[Begin PROVIDED DATA]
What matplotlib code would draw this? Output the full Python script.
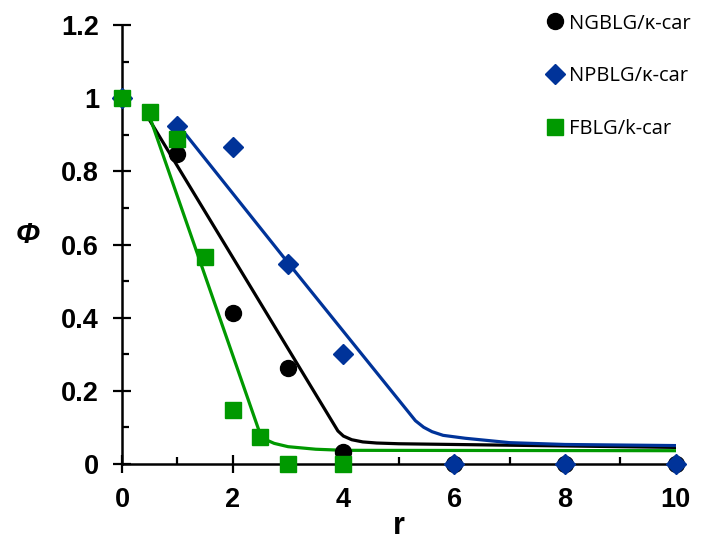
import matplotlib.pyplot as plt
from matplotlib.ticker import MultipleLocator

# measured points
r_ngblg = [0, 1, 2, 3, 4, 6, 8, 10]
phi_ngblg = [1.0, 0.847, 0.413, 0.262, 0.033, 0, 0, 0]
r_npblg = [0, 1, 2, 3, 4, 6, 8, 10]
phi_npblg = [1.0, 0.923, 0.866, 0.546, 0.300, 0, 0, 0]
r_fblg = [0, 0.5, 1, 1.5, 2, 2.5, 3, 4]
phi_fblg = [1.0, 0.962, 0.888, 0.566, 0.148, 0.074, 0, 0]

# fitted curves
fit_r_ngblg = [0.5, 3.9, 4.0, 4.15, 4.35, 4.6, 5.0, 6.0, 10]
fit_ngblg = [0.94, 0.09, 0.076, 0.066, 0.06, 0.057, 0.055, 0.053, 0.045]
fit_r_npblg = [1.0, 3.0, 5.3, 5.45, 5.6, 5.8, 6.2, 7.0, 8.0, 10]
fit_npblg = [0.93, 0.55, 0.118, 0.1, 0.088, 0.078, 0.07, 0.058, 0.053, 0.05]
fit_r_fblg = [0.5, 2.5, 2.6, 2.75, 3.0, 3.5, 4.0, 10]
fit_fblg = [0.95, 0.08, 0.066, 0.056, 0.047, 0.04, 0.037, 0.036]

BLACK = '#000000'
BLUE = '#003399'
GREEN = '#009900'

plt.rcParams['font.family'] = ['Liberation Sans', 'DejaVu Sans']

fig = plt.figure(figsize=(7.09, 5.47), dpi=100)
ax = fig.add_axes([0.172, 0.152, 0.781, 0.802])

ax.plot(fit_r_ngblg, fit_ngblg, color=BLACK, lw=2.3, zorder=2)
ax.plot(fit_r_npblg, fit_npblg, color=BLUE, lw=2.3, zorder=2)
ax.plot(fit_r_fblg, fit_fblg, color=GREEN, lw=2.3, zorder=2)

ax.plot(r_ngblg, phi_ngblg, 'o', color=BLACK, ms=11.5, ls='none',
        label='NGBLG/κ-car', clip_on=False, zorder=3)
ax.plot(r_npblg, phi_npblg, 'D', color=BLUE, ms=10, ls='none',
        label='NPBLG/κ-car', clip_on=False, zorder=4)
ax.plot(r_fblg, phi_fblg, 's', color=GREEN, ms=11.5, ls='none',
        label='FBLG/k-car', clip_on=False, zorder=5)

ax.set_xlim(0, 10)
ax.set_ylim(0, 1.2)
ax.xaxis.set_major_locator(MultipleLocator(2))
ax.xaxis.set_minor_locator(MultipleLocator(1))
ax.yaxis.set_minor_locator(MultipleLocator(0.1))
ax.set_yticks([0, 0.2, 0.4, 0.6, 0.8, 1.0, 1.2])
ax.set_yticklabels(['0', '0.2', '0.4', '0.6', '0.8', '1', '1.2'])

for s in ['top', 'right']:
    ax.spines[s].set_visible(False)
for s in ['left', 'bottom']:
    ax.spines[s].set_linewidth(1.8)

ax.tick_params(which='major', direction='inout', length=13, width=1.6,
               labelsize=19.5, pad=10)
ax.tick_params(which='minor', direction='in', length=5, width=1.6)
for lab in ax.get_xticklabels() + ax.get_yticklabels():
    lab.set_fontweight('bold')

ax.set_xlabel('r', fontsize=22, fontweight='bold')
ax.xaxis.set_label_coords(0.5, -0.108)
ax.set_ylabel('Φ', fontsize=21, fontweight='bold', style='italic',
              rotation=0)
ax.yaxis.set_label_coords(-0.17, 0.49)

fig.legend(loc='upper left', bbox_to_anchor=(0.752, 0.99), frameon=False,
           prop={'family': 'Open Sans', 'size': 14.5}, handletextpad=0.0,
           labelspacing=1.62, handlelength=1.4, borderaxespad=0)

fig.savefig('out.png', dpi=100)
[End PROVIDED DATA]
*THE TASK*
Lines of the material that contain the word "matplotlib" are to be gathered.

*FULL ANSWER*
What matplotlib code would draw this? Output the full Python script.
import matplotlib.pyplot as plt
from matplotlib.ticker import MultipleLocator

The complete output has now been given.